GOAL: Copy every line, leaving nothing out and adding nothing.

INFORMATION PROVIDED:
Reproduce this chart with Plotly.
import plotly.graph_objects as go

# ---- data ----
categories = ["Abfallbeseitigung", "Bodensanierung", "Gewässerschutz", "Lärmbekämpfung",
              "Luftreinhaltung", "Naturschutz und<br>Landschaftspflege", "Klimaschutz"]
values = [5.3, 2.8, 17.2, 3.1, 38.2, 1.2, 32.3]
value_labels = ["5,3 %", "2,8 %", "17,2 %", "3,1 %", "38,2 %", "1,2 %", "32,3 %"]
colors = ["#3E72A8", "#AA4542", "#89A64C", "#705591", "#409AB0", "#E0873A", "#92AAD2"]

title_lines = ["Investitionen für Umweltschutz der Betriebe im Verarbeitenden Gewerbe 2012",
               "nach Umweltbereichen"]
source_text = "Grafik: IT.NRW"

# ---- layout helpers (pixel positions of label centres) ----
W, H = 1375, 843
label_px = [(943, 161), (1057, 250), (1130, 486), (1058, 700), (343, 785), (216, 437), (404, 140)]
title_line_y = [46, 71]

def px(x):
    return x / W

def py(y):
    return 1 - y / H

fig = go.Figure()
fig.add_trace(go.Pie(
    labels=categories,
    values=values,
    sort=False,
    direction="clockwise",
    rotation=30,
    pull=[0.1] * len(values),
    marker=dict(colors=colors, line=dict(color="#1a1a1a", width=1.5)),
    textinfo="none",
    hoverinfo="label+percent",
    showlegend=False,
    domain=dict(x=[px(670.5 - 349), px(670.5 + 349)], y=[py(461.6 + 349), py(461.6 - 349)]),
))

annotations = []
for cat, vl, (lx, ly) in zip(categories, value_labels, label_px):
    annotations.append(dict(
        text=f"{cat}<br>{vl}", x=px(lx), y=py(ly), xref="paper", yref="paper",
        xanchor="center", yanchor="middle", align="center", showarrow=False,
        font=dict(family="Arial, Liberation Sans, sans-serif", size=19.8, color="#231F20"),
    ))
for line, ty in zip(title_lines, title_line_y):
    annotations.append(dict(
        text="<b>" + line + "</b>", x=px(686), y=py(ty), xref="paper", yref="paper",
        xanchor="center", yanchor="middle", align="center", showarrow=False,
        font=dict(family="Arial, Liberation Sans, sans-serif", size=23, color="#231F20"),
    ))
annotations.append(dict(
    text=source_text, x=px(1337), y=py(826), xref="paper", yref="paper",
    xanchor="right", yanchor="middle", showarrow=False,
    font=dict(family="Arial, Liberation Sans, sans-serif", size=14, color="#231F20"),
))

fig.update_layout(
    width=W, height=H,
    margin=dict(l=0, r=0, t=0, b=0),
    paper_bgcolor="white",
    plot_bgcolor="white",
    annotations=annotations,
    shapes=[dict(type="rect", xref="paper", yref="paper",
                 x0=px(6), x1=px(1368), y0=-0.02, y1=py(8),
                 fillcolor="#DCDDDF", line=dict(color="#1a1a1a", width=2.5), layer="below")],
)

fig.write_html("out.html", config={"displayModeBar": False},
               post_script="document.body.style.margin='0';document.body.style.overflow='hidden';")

TASK ANSWER:
Reproduce this chart with Plotly.
import plotly.graph_objects as go

# ---- data ----
categories = ["Abfallbeseitigung", "Bodensanierung", "Gewässerschutz", "Lärmbekämpfung",
              "Luftreinhaltung", "Naturschutz und<br>Landschaftspflege", "Klimaschutz"]
values = [5.3, 2.8, 17.2, 3.1, 38.2, 1.2, 32.3]
value_labels = ["5,3 %", "2,8 %", "17,2 %", "3,1 %", "38,2 %", "1,2 %", "32,3 %"]
colors = ["#3E72A8", "#AA4542", "#89A64C", "#705591", "#409AB0", "#E0873A", "#92AAD2"]

title_lines = ["Investitionen für Umweltschutz der Betriebe im Verarbeitenden Gewerbe 2012",
               "nach Umweltbereichen"]
source_text = "Grafik: IT.NRW"

# ---- layout helpers (pixel positions of label centres) ----
W, H = 1375, 843
label_px = [(943, 161), (1057, 250), (1130, 486), (1058, 700), (343, 785), (216, 437), (404, 140)]
title_line_y = [46, 71]

def px(x):
    return x / W

def py(y):
    return 1 - y / H

fig = go.Figure()
fig.add_trace(go.Pie(
    labels=categories,
    values=values,
    sort=False,
    direction="clockwise",
    rotation=30,
    pull=[0.1] * len(values),
    marker=dict(colors=colors, line=dict(color="#1a1a1a", width=1.5)),
    textinfo="none",
    hoverinfo="label+percent",
    showlegend=False,
    domain=dict(x=[px(670.5 - 349), px(670.5 + 349)], y=[py(461.6 + 349), py(461.6 - 349)]),
))

annotations = []
for cat, vl, (lx, ly) in zip(categories, value_labels, label_px):
    annotations.append(dict(
        text=f"{cat}<br>{vl}", x=px(lx), y=py(ly), xref="paper", yref="paper",
        xanchor="center", yanchor="middle", align="center", showarrow=False,
        font=dict(family="Arial, Liberation Sans, sans-serif", size=19.8, color="#231F20"),
    ))
for line, ty in zip(title_lines, title_line_y):
    annotations.append(dict(
        text="<b>" + line + "</b>", x=px(686), y=py(ty), xref="paper", yref="paper",
        xanchor="center", yanchor="middle", align="center", showarrow=False,
        font=dict(family="Arial, Liberation Sans, sans-serif", size=23, color="#231F20"),
    ))
annotations.append(dict(
    text=source_text, x=px(1337), y=py(826), xref="paper", yref="paper",
    xanchor="right", yanchor="middle", showarrow=False,
    font=dict(family="Arial, Liberation Sans, sans-serif", size=14, color="#231F20"),
))

fig.update_layout(
    width=W, height=H,
    margin=dict(l=0, r=0, t=0, b=0),
    paper_bgcolor="white",
    plot_bgcolor="white",
    annotations=annotations,
    shapes=[dict(type="rect", xref="paper", yref="paper",
                 x0=px(6), x1=px(1368), y0=-0.02, y1=py(8),
                 fillcolor="#DCDDDF", line=dict(color="#1a1a1a", width=2.5), layer="below")],
)

fig.write_html("out.html", config={"displayModeBar": False},
               post_script="document.body.style.margin='0';document.body.style.overflow='hidden';")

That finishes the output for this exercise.